Early History of Pendleton County – July 4, 1876 – reprinted in Falmouth Newspaper – 1924

William and Margaret got settled on their farm by Fork Lick Creek.

They were close to neighbors, some of whom were Margaret’s brothers’ families and others they had known in Scott County. There was a mutual dependency among neighbors.

Some of their children were of age to help with domestic chores and farming.

We’ll look at their lifestyle in the next few stories.

Nibbles Extra Credit

Abraham Lincoln

Abraham Lincoln’s grandfather, Captain Abraham Lincoln, moved his family from Virginia to Kentucky in the early 1780s. Captain Lincoln was killed at his home in an Indian raid in 1786. His family witnessed the attack.

Captain Lincoln’s son, Thomas, worked at different jobs around central Kentucky. He married Nancy Hanks in 1806. Nancy was the illegitimate daughter of Lucy Hanks.

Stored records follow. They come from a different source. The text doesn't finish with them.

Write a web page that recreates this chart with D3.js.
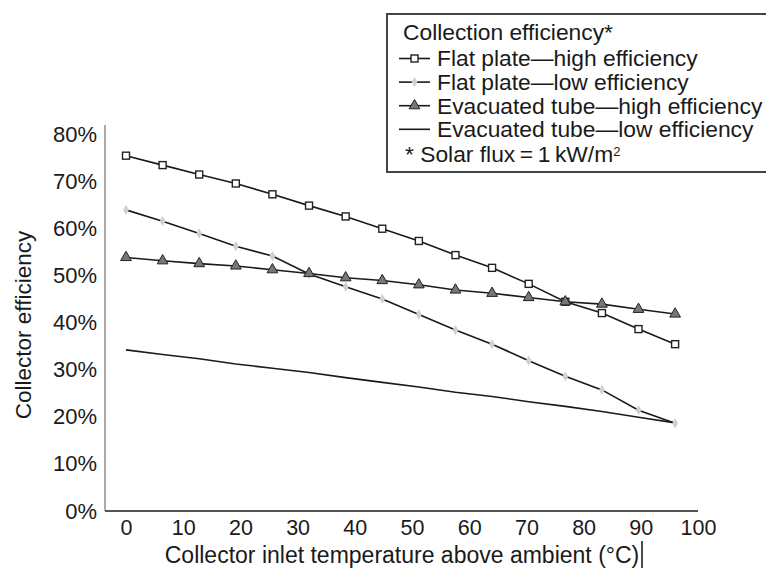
<!DOCTYPE html>
<html>
<head>
<meta charset="utf-8">
<script src="https://cdn.jsdelivr.net/npm/d3@7"></script>
<style>
  body { margin: 0; background: #fff; }
  text { font-family: "Liberation Sans", Arial, sans-serif; fill: #1a1a1a; }
</style>
</head>
<body>
<svg id="viz"></svg>
<script>
var width = 766;
var height = 569;

// temperature above ambient (°C)
var temps = [0, 6.4, 12.8, 19.2, 25.6, 32, 38.4, 44.8, 51.2, 57.6, 64, 70.4, 76.8, 83.2, 89.6, 96];
// efficiency in %
var flatHigh = [75.4, 73.4, 71.4, 69.5, 67.2, 64.8, 62.5, 59.9, 57.3, 54.3, 51.6, 48.2, 44.4, 42.0, 38.6, 35.4];
var flatLow = [63.9, 61.5, 58.9, 56.2, 54.1, 50.3, 47.6, 45.0, 41.7, 38.4, 35.4, 31.9, 28.6, 25.7, 21.4, 18.6];
var evacHigh = [53.8, 53.1, 52.5, 52.0, 51.2, 50.4, 49.5, 48.9, 48.0, 46.9, 46.2, 45.3, 44.4, 43.9, 42.8, 41.8];
var evacLow = [34.2, 33.2, 32.3, 31.2, 30.3, 29.4, 28.3, 27.3, 26.3, 25.2, 24.3, 23.2, 22.2, 21.1, 19.9, 18.7];

var xTicks = [0, 10, 20, 30, 40, 50, 60, 70, 80, 90, 100];
var yTicks = [0, 10, 20, 30, 40, 50, 60, 70, 80];

var seriesNames = ["Flat plate\u2014high efficiency", "Flat plate\u2014low efficiency",
                   "Evacuated tube\u2014high efficiency", "Evacuated tube\u2014low efficiency"];
var seriesMarks = ["square", "diamond", "triangle", "none"];
var seriesValues = [flatHigh, flatLow, evacHigh, evacLow];

var svg = d3.select("#viz")
    .attr("width", width)
    .attr("height", height);

var x = d3.scaleLinear().domain([0, 100]).range([126, 698]);
var y = d3.scaleLinear().domain([0, 80]).range([511, 134]);

// axes
svg.append("line")
    .attr("x1", 105).attr("x2", 105)
    .attr("y1", 125).attr("y2", y(0))
    .style("stroke", "#aaa")
    .style("stroke-width", 2);

svg.append("line")
    .attr("x1", 105).attr("x2", 698)
    .attr("y1", y(0)).attr("y2", y(0))
    .style("stroke", "#555")
    .style("stroke-width", 2.2);

var xAxis = d3.axisBottom(x).tickValues(xTicks).tickSize(0).tickPadding(9);
svg.append("g")
    .attr("transform", "translate(0," + y(0) + ")")
    .call(xAxis)
    .call(function (g) { g.select(".domain").remove(); })
    .selectAll("text")
    .style("font-size", "21.5px")
    .attr("dy", "0.71em");

var yAxis = d3.axisLeft(y).tickValues(yTicks).tickSize(0).tickPadding(8)
    .tickFormat(function (d) { return d + "%"; });
svg.append("g")
    .attr("transform", "translate(105,0)")
    .call(yAxis)
    .call(function (g) { g.select(".domain").remove(); })
    .selectAll("text")
    .style("font-size", "22px");

svg.selectAll(".tick text").style("fill", "#1a1a1a").style("font-family", "'Liberation Sans', Arial, sans-serif");

// axis titles
svg.append("text")
    .attr("x", 402)
    .attr("y", 563)
    .attr("text-anchor", "middle")
    .style("font-size", "23px")
    .text("Collector inlet temperature above ambient (\u00b0C)");

svg.append("line")
    .attr("x1", 642).attr("x2", 642)
    .attr("y1", 541).attr("y2", 568)
    .style("stroke", "#111")
    .style("stroke-width", 1.5);

svg.append("text")
    .attr("transform", "translate(31,325) rotate(-90)")
    .attr("text-anchor", "middle")
    .style("font-size", "22.5px")
    .text("Collector efficiency");

// markers
function drawMark(g, type, cx, cy) {
    if (type === "square") {
        g.append("rect")
            .attr("x", cx - 3.5).attr("y", cy - 3.5)
            .attr("width", 7).attr("height", 7)
            .style("fill", "#fff")
            .style("stroke", "#222")
            .style("stroke-width", 1.4);
    } else if (type === "diamond") {
        g.append("path")
            .attr("d", d3.symbol().type(d3.symbolDiamond).size(30)())
            .attr("transform", "translate(" + cx + "," + cy + ")")
            .style("fill", "#d0d0d0")
            .style("stroke", "none");
    } else if (type === "triangle") {
        g.append("path")
            .attr("d", d3.symbol().type(d3.symbolTriangle).size(50)())
            .attr("transform", "translate(" + cx + "," + cy + ")")
            .style("fill", "#777")
            .style("stroke", "#222")
            .style("stroke-width", 1);
    }
}

var line = d3.line()
    .x(function (d) { return x(d[0]); })
    .y(function (d) { return y(d[1]); });

var plot = svg.append("g");

seriesValues.forEach(function (vals, i) {
    var pts = temps.map(function (t, j) { return [t, vals[j]]; });
    plot.append("path")
        .datum(pts)
        .attr("d", line)
        .style("fill", "none")
        .style("stroke", "#1a1a1a")
        .style("stroke-width", 1.6);
});

seriesValues.forEach(function (vals, i) {
    var g = plot.append("g");
    temps.forEach(function (t, j) {
        drawMark(g, seriesMarks[i], x(t), y(vals[j]));
    });
});

// legend
var legend = svg.append("g");

legend.append("rect")
    .attr("x", 387).attr("y", 14)
    .attr("width", 400).attr("height", 158)
    .style("fill", "#fff")
    .style("stroke", "#444")
    .style("stroke-width", 2);

legend.append("text")
    .attr("x", 403).attr("y", 40)
    .style("font-size", "22.8px")
    .text("Collection efficiency*");

seriesNames.forEach(function (name, i) {
    var ly = 58.5 + i * 23.6;
    legend.append("line")
        .attr("x1", 399).attr("x2", 430)
        .attr("y1", ly).attr("y2", ly)
        .style("stroke", "#1a1a1a")
        .style("stroke-width", 1.6);
    drawMark(legend, seriesMarks[i], 414.5, ly);
    legend.append("text")
        .attr("x", 437).attr("y", ly + 7.8)
        .style("font-size", "22.8px")
        .text(name);
});

var note = legend.append("text")
    .attr("x", 405).attr("y", 162)
    .style("font-size", "22.8px");
note.append("tspan").text("* Solar flux\u2009=\u20091\u2009kW/m");
note.append("tspan").attr("dy", -6).style("font-size", "13px").text("2");
</script>
</body>
</html>
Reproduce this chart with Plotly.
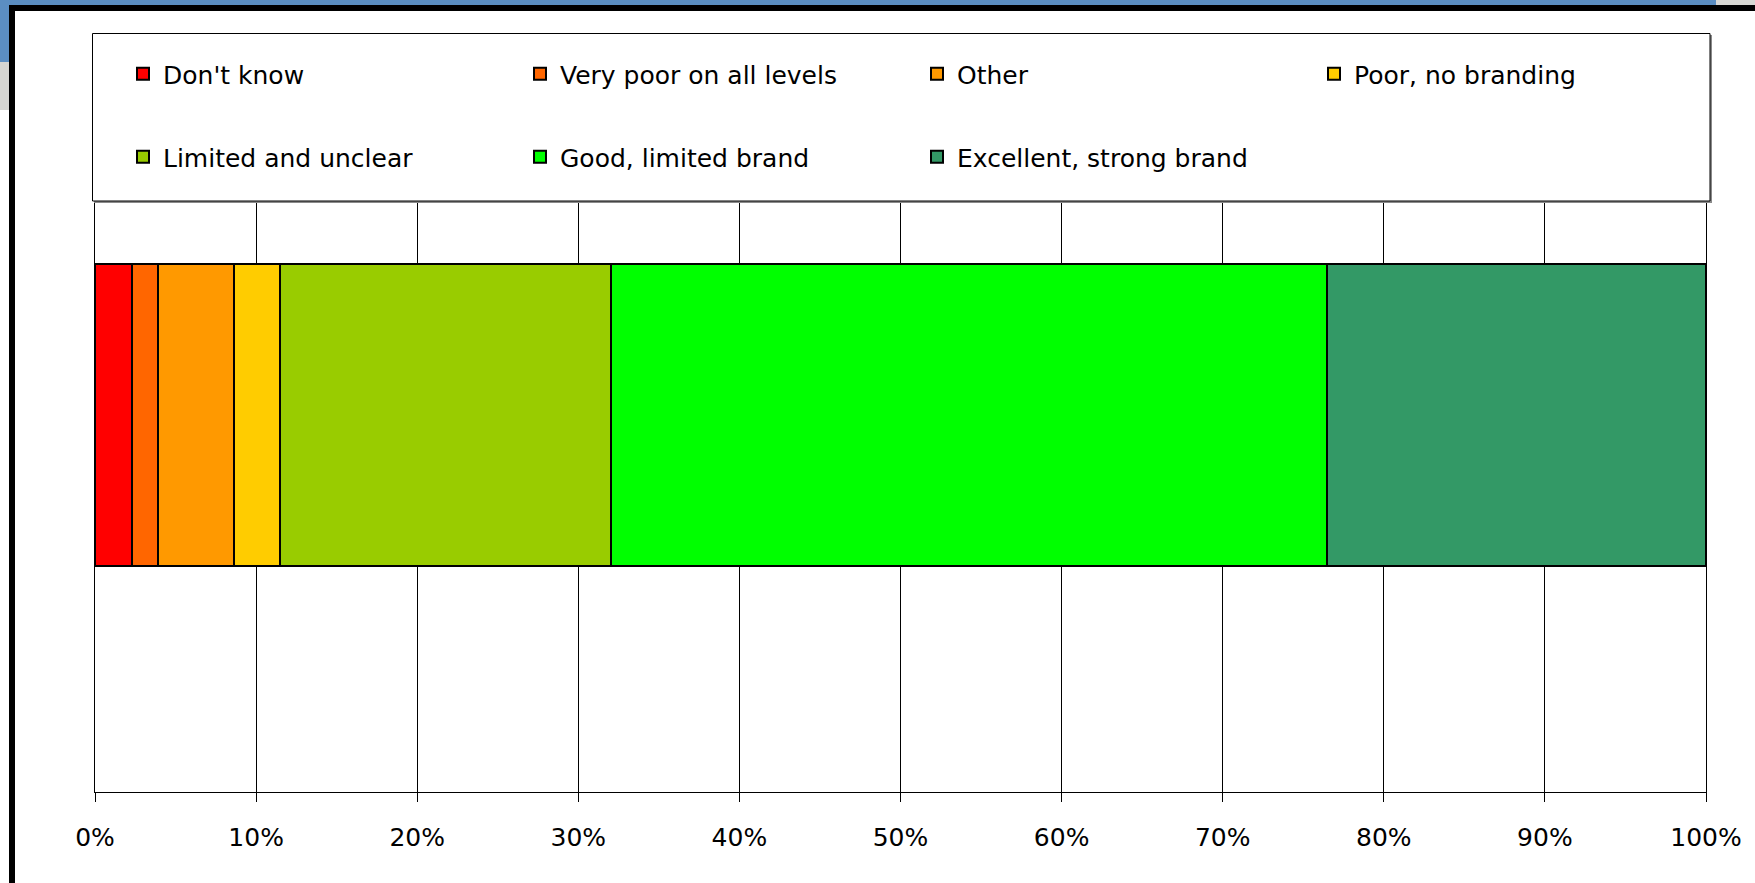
import plotly.graph_objects as go

# Survey answers, share of respondents (%)
categories = ["Don't know", "Very poor on all levels", "Other", "Poor, no branding",
              "Limited and unclear", "Good, limited brand", "Excellent, strong brand"]
shares = [2.3, 1.6, 4.7, 2.9, 20.5, 44.5, 23.5]
colors = ["#FF0000", "#FF6600", "#FF9900", "#FFCC00", "#99CC00", "#00FF00", "#339966"]
tick_values = [0, 10, 20, 30, 40, 50, 60, 70, 80, 90, 100]
tick_labels = ["0%", "10%", "20%", "30%", "40%", "50%", "60%", "70%", "80%", "90%", "100%"]
row_label = [""]

W, H = 1755, 883
L, R, T, B = 95, 49, 38, 91
FONT = "DejaVu Sans, Liberation Sans, Arial, sans-serif"


def px_x(px):
    return (px - L) / (W - L - R)


def px_y(py):
    return (H - B - py) / (H - T - B)


fig = go.Figure()
for i, (name, val, col) in enumerate(zip(categories, shares, colors)):
    fig.add_trace(go.Bar(
        x=[val], y=row_label, name=name, orientation="h",
        marker=dict(color=col, line=dict(color="black", width=2)),
        legend="legend" if i < 4 else "legend2",
        hovertemplate="%{x}%<extra>" + name + "</extra>",
    ))

shapes = [
    # page background corners
    dict(type="rect", xref="paper", yref="paper", x0=px_x(0), x1=px_x(1716), y0=px_y(5), y1=px_y(0),
         fillcolor="#5b8ec2", line_width=0, layer="below"),
    dict(type="rect", xref="paper", yref="paper", x0=px_x(1716), x1=px_x(W), y0=px_y(5), y1=px_y(0),
         fillcolor="#d8d8d4", line_width=0, layer="below"),
    dict(type="rect", xref="paper", yref="paper", x0=px_x(0), x1=px_x(9), y0=px_y(62), y1=px_y(0),
         fillcolor="#5b8ec2", line_width=0, layer="below"),
    dict(type="rect", xref="paper", yref="paper", x0=px_x(0), x1=px_x(9), y0=px_y(110), y1=px_y(62),
         fillcolor="#d6d6d2", line_width=0, layer="below"),
    # frame around the chart
    dict(type="rect", xref="paper", yref="paper", x0=px_x(9), x1=px_x(15), y0=px_y(H), y1=px_y(5),
         fillcolor="black", line_width=0, layer="above"),
    dict(type="rect", xref="paper", yref="paper", x0=px_x(9), x1=px_x(W), y0=px_y(11), y1=px_y(5),
         fillcolor="black", line_width=0, layer="above"),
    # legend box with shadow edge
    dict(type="rect", xref="paper", yref="paper", x0=px_x(94), x1=px_x(1712), y0=px_y(203), y1=px_y(35),
         fillcolor="#8a8a8a", line_width=0, layer="above"),
    dict(type="rect", xref="paper", yref="paper", x0=px_x(92.5), x1=px_x(1710), y0=px_y(201), y1=px_y(33.5),
         fillcolor="white", line=dict(color="black", width=1), layer="above"),
]

legend_common = dict(
    orientation="h", xref="paper", yref="paper", xanchor="left", yanchor="middle",
    bgcolor="rgba(0,0,0,0)", borderwidth=0, entrywidth=352, entrywidthmode="pixels",
    font=dict(family=FONT, size=25, color="black"), traceorder="normal",
    itemclick=False, itemdoubleclick=False,
)

fig.update_layout(
    width=W, height=H,
    margin=dict(l=L, r=R, t=T, b=B, pad=0),
    paper_bgcolor="white", plot_bgcolor="white",
    barmode="stack", bargap=0.6,
    showlegend=True,
    legend=dict(legend_common, x=px_x(123), y=px_y(74)),
    legend2=dict(legend_common, x=px_x(123), y=px_y(157)),
    shapes=shapes,
    font=dict(family=FONT, size=25, color="black"),
    xaxis=dict(
        range=[0, 100], tickmode="array", tickvals=tick_values, ticktext=tick_labels,
        showgrid=True, gridcolor="black", gridwidth=1,
        showline=True, linecolor="black", linewidth=1, zeroline=False,
        ticks="outside", ticklen=9, tickwidth=1, tickcolor="black",
        ticklabelstandoff=14, tickfont=dict(family=FONT, size=25, color="black"),
    ),
    yaxis=dict(
        showticklabels=False, showgrid=False, zeroline=False, ticks="",
        showline=True, mirror=True, linecolor="black", linewidth=1,
    ),
)

fig.write_html("out.html")
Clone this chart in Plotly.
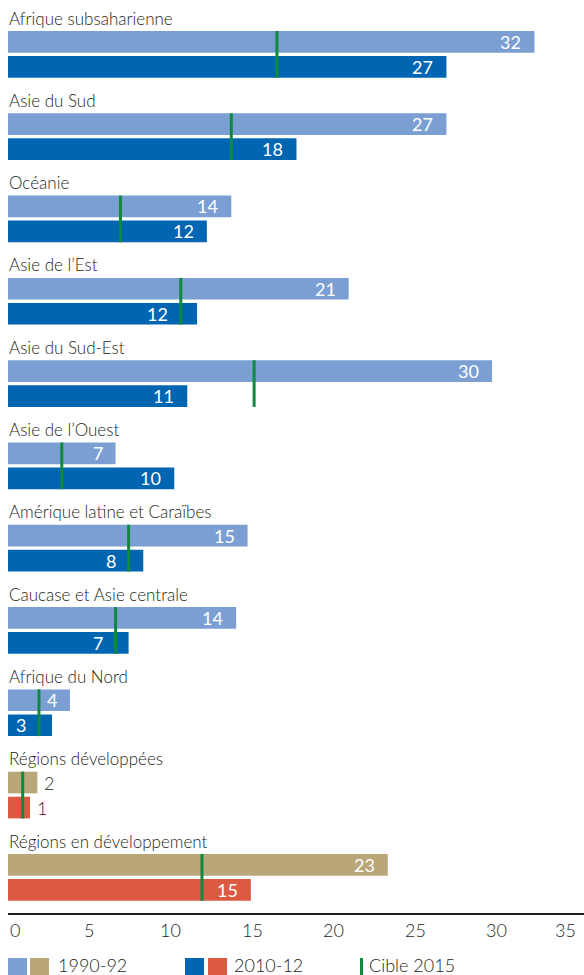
import plotly.graph_objects as go

# ---- data -------------------------------------------------------------
regions = [
    "Afrique subsaharienne",
    "Asie du Sud",
    "Océanie",
    "Asie de l’Est",
    "Asie du Sud-Est",
    "Asie de l’Ouest",
    "Amérique latine et Caraïbes",
    "Caucase et Asie centrale",
    "Afrique du Nord",
    "Régions développées",
    "Régions en développement",
]
v1990 = [32.3, 26.9, 13.7, 20.9, 29.7, 6.6, 14.7, 14.0, 3.8, 1.8, 23.3]
v2010 = [26.9, 17.7, 12.2, 11.6, 11.0, 10.2, 8.3, 7.4, 2.7, 1.35, 14.9]
target2015 = [16.5, 13.7, 6.9, 10.6, 15.1, 3.3, 7.4, 6.6, 1.9, 0.9, 11.9]
aggregate = [0, 0, 0, 0, 0, 0, 0, 0, 0, 1, 1]

tick_values = [0, 5, 10, 15, 20, 25, 30, 35]
tick_labels = ["0", "5", "10", "15", "20", "25", "30", "35"]
legend_labels = ["1990-92", "2010-12", "Cible 2015"]

# ---- style ------------------------------------------------------------
FONT = "Lato"
WEIGHT = 300
INK = "#231f20"
C_1990 = ["#7b9fd3", "#b9a779"]
C_2010 = ["#0066b2", "#dc5a42"]
C_TARGET = "#10893f"

W, H = 584, 975
ML, MR, MT, MB = 8, 0, 0, 62
PLOT_W = W - ML - MR
PLOT_H = H - MT - MB
X_MAX = 35.34
PX = PLOT_W / X_MAX  # pixels per percentage point

GROUP_STEP = 82.3
BAR_H = 21.7
BAR_GAP = 3.3
FIRST_TOP = 31.0

n = len(regions)
top1 = [FIRST_TOP + i * GROUP_STEP for i in range(n)]
mid1 = [t + BAR_H / 2 for t in top1]
mid2 = [t + BAR_H + BAR_GAP + BAR_H / 2 for t in top1]
bottom2 = [t + 2 * BAR_H + BAR_GAP for t in top1]


def py(px_y):
    """pixel row (from top of page) -> paper y coordinate"""
    return (PLOT_H - (px_y - MT)) / PLOT_H


def px_x(px):
    """pixel column -> paper x coordinate"""
    return (px - ML) / PLOT_W


def font(size, color=INK, weight=WEIGHT):
    return dict(family=FONT, size=size, color=color, weight=weight)


fig = go.Figure()

fig.add_trace(go.Bar(
    x=v1990, y=mid1, orientation="h", width=BAR_H,
    marker=dict(color=[C_1990[a] for a in aggregate], line=dict(width=0)),
    hoverinfo="skip", showlegend=False,
))
fig.add_trace(go.Bar(
    x=v2010, y=mid2, orientation="h", width=BAR_H,
    marker=dict(color=[C_2010[a] for a in aggregate], line=dict(width=0)),
    hoverinfo="skip", showlegend=False,
))

# 2015 target markers spanning both bars of each region
tx, ty = [], []
for t, a, b in zip(target2015, top1, bottom2):
    tx += [t, t, None]
    ty += [a, b, None]
fig.add_trace(go.Scatter(
    x=tx, y=ty, mode="lines", line=dict(color=C_TARGET, width=3),
    hoverinfo="skip", showlegend=False,
))

annotations = []

# region names above each pair of bars
for name, t in zip(regions, top1):
    annotations.append(dict(
        x=0, y=t - 13, xref="x", yref="y", text=name, showarrow=False,
        xanchor="left", yanchor="middle", xshift=-1,
        font=font(17),
    ))

# value labels
PAD = 11
MIN_INSIDE = 40
DIGIT_W = 10.5


def value_label(value, target, y):
    text = f"{value:.0f}"
    end_px = value * PX
    if end_px < MIN_INSIDE:
        return dict(x=value, y=y, xref="x", yref="y", text=text, showarrow=False,
                    xanchor="left", yanchor="middle", xshift=5,
                    font=font(18))
    right = end_px - PAD
    w = DIGIT_W * len(text)
    tgt_px = target * PX
    anchor = value
    if right - w - 4 < tgt_px < end_px:
        anchor = target
    return dict(x=anchor, y=y, xref="x", yref="y", text=text, showarrow=False,
                xanchor="right", yanchor="middle", xshift=-PAD,
                font=font(18, "white", 400))


for v, t, y in zip(v1990, target2015, mid1):
    annotations.append(value_label(v, t, y))
for v, t, y in zip(v2010, target2015, mid2):
    annotations.append(value_label(v, t, y))

# axis tick labels
for i, (tv, tl) in enumerate(zip(tick_values, tick_labels)):
    anchor = "left" if i == 0 else ("right" if i == len(tick_values) - 1 else "center")
    annotations.append(dict(
        x=tv, y=py(930), xref="x", yref="paper", text=tl, showarrow=False,
        xanchor=anchor, yanchor="middle",
        font=font(18),
    ))

# legend
shapes = []
swatches = [(8, C_1990[0]), (30, C_1990[1]), (185, C_2010[0]), (208, C_2010[1])]
for x0, col in swatches:
    shapes.append(dict(type="rect", xref="paper", yref="paper",
                       x0=px_x(x0), x1=px_x(x0 + 19), y0=py(958), y1=py(980),
                       fillcolor=col, line=dict(width=0)))
shapes.append(dict(type="line", xref="paper", yref="paper",
                   x0=px_x(361.5), x1=px_x(361.5), y0=py(958), y1=py(980),
                   line=dict(color=C_TARGET, width=3)))
for x0, lab in zip([56, 232, 367], legend_labels):
    annotations.append(dict(
        x=px_x(x0), y=py(965), xref="paper", yref="paper", text=lab,
        showarrow=False, xanchor="left", yanchor="middle",
        font=font(18),
    ))

fig.update_layout(
    width=W, height=H,
    margin=dict(l=ML, r=MR, t=MT, b=MB, pad=0),
    paper_bgcolor="white", plot_bgcolor="white",
    barmode="overlay", showlegend=False,
    xaxis=dict(range=[0, X_MAX], showline=True, linecolor=INK, linewidth=1.5,
               showgrid=False, zeroline=False, ticks="", showticklabels=False,
               fixedrange=True),
    yaxis=dict(range=[PLOT_H, 0], visible=False, fixedrange=True),
    annotations=annotations,
    shapes=shapes,
)

fig.write_html("out.html", config={"displayModeBar": False})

A replica of the Kentucky cabin where Lincoln spent his early years, near Hodgenville, Kentucky

The family moved to a one-room log cabin three miles south of Hodgenville, Kentucky.

Abraham Lincoln was born there on February 12, 1809. He was the second of three children – Sarah, Abraham, and Thomas, who died an infant.

They moved to a nearby farm in the valley of Knob Creek when Abe was two years old.  Thomas Lincoln lost most of his land in court disputes, and in 1816 the family moved to Indiana.

In 1818, Nancy Hanks Lincoln died, leaving 11-year-old Sarah in charge of a household including her father, 9-year-old Abraham, and Nancy’s 19-year-old orphan cousin, Dennis Hanks.  Ten years later, Sarah died while giving birth to a stillborn son, devastating Abe Lincoln.

In 1819, Thomas married Sarah Bush Johnston, a widow from Elizabethtown, Kentucky, with three children of her own.  Abraham became close to his stepmother and called her “Mother”.

Abe lived in Spencer County, Indiana, from 1816 to 1830, between the ages of seven and twenty-one.

“I want it said of me by those who knew me best, that I always plucked a thistle and planted a flower where I thought a flower would grow.”